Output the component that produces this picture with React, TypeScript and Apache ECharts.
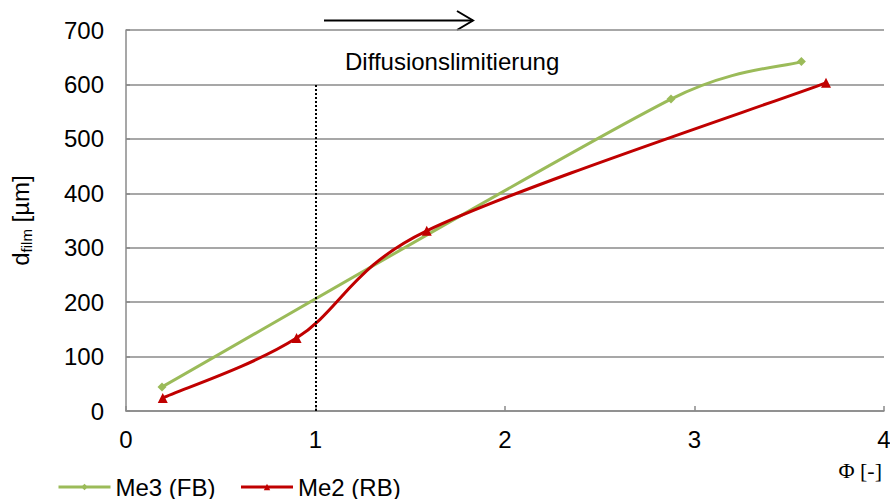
import React, { useEffect, useRef } from "react";
import * as echarts from "echarts";

const me3X = [0.19, 2.876, 3.564];
const me3Y = [44, 573, 642];
const me2X = [0.194, 0.9, 1.587, 3.694];
const me2Y = [24, 134, 331, 603];
const xTicks = [0, 1, 2, 3, 4];
const yTicks = [0, 100, 200, 300, 400, 500, 600, 700];
const limitX = 1;
const limitYTop = 600;
const seriesNames = ["Me3 (FB)", "Me2 (RB)"];
const annotation = "Diffusionslimitierung";

const FONT = "'Liberation Sans', Arial, sans-serif";
const GRID = "#8a8a8a";
const FS = 24;
const GREEN = "#9BBB59";
const RED = "#C00000";

// Excel-like smoothed curve through the data points, projected through the chart's own axes
function smoothRenderer(xs: number[], ys: number[], color: string) {
  return (params: any, api: any) => {
    const p = xs.map((x, i) => api.coord([x, ys[i]]));
    const n = p.length;
    const dist = (a: number[], b: number[]) => Math.hypot(a[0] - b[0], a[1] - b[1]);
    const fwd: number[][] = [];
    const bwd: number[][] = [];
    for (let i = 0; i < n; i++) {
      const prev = p[Math.max(0, i - 1)];
      const next = p[Math.min(n - 1, i + 1)];
      const dx = next[0] - prev[0];
      const dy = next[1] - prev[1];
      const len = Math.hypot(dx, dy) || 1;
      const ux = dx / len;
      const uy = dy / len;
      const base = len / 6;
      const f = i < n - 1 ? Math.min(base, dist(p[i], p[i + 1]) / 2) : 0;
      const b = i > 0 ? Math.min(base, dist(p[i], p[i - 1]) / 2) : 0;
      fwd.push([p[i][0] + ux * f, p[i][1] + uy * f]);
      bwd.push([p[i][0] - ux * b, p[i][1] - uy * b]);
    }
    const children = [];
    for (let i = 0; i < n - 1; i++) {
      children.push({
        type: "bezierCurve",
        shape: {
          x1: p[i][0], y1: p[i][1],
          x2: p[i + 1][0], y2: p[i + 1][1],
          cpx1: fwd[i][0], cpy1: fwd[i][1],
          cpx2: bwd[i + 1][0], cpy2: bwd[i + 1][1],
        },
        style: { stroke: color, lineWidth: 3, fill: null, lineCap: "round" },
      });
    }
    return { type: "group", children };
  };
}

export default function App() {
  const ref = useRef<HTMLDivElement>(null);
  useEffect(() => {
    if (!ref.current) return;
    const chart = echarts.init(ref.current, null, { renderer: "svg" });
    const option = {
      animation: false,
      backgroundColor: "#ffffff",
      textStyle: { fontFamily: FONT },
      grid: { left: 126, right: 6, top: 30, bottom: 88, containLabel: false, outerBoundsMode: "none" },
      legend: {
        left: 57,
        top: 475,
        padding: 0,
        itemWidth: 52,
        itemHeight: 8,
        itemGap: 24,
        lineStyle: { opacity: 1, width: 3 },
        textStyle: { fontFamily: FONT, fontSize: FS, color: "#000" },
        data: seriesNames,
      },
      xAxis: {
        type: "value",
        min: xTicks[0],
        max: xTicks[xTicks.length - 1],
        interval: 1,
        name: "{s|Φ}{a| [-]}",
        nameLocation: "end",
        nameGap: -2,
        nameTextStyle: {
          align: "right",
          verticalAlign: "top",
          padding: [48, 0, 0, 0],
          rich: {
            s: { fontFamily: "'Liberation Serif', serif", fontSize: 22, color: "#000" },
            a: { fontFamily: "'Liberation Serif', serif", fontSize: 22, color: "#000" },
          },
        },
        axisLine: { lineStyle: { color: GRID, width: 1.5 } },
        axisTick: { inside: true, length: 5, lineStyle: { color: GRID, width: 1.5 } },
        axisLabel: { color: "#000", fontSize: FS, fontFamily: FONT, margin: 16 },
        splitLine: { show: false },
      },
      yAxis: {
        type: "value",
        min: yTicks[0],
        max: yTicks[yTicks.length - 1],
        interval: 100,
        name: "{a|d}{b|film}{a| [µm]}",
        nameLocation: "middle",
        nameGap: 91,
        nameTextStyle: {
          rich: {
            a: { fontFamily: FONT, fontSize: FS, color: "#000", lineHeight: 30, verticalAlign: "middle" },
            b: { fontFamily: FONT, fontSize: 15, color: "#000", lineHeight: 30, verticalAlign: "middle", padding: [12, 0, 0, 0] },
          },
        },
        axisLine: { show: true, lineStyle: { color: GRID, width: 1.5 } },
        axisTick: { show: true, inside: true, length: 4, lineStyle: { color: GRID, width: 1.5 } },
        axisLabel: { color: "#000", fontSize: FS, fontFamily: FONT, margin: 22 },
        splitLine: { show: true, lineStyle: { color: GRID, width: 1.5 } },
      },
      series: [
        {
          type: "custom",
          coordinateSystem: "cartesian2d",
          silent: true,
          data: [[me3X[0], me3Y[0]]],
          renderItem: smoothRenderer(me3X, me3Y, GREEN),
          z: 2,
        },
        {
          type: "custom",
          coordinateSystem: "cartesian2d",
          silent: true,
          data: [[me2X[0], me2Y[0]]],
          renderItem: smoothRenderer(me2X, me2Y, RED),
          z: 2,
        },
        {
          name: seriesNames[0],
          type: "line",
          data: me3X.map((x, i) => [x, me3Y[i]]),
          lineStyle: { color: GREEN, width: 3, opacity: 0 },
          itemStyle: { color: GREEN },
          symbol: "diamond",
          symbolSize: 9,
          z: 3,
          markLine: {
            silent: true,
            symbol: "none",
            label: { show: false },
            lineStyle: { color: "#000", type: [2, 2], width: 2, opacity: 1 },
            data: [[{ coord: [limitX, 0] }, { coord: [limitX, limitYTop] }]],
          },
        },
        {
          name: seriesNames[1],
          type: "line",
          data: me2X.map((x, i) => [x, me2Y[i]]),
          lineStyle: { color: RED, width: 3, opacity: 0 },
          itemStyle: { color: RED },
          symbol: "triangle",
          symbolSize: 10,
          z: 4,
        },
      ],
      graphic: [
        {
          type: "text",
          left: 345,
          top: 49,
          style: { text: annotation, fontFamily: FONT, fontSize: FS, fill: "#000" },
        },
        {
          type: "line",
          shape: { x1: 324, y1: 20.5, x2: 473, y2: 20.5 },
          style: { stroke: "#000", lineWidth: 2 },
        },
        {
          type: "polyline",
          shape: { points: [[457, 11], [473, 20.5], [457, 30]] },
          style: { stroke: "#000", lineWidth: 2, fill: null },
        },
      ],
    };
    chart.setOption(option as any);
    return () => chart.dispose();
  }, []);
  return <div ref={ref} style={{ width: 890, height: 499, position: "absolute", left: 0, top: 0 }} />;
}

--------------------

What you will do ▸ Restate the material word for word from its first line through the line containing "import * as", both included; the pictures do not belong in it.

Reply to the task ▸
Output the component that produces this picture with React, TypeScript and Apache ECharts.
import React, { useEffect, useRef } from "react";
import * as echarts from "echarts";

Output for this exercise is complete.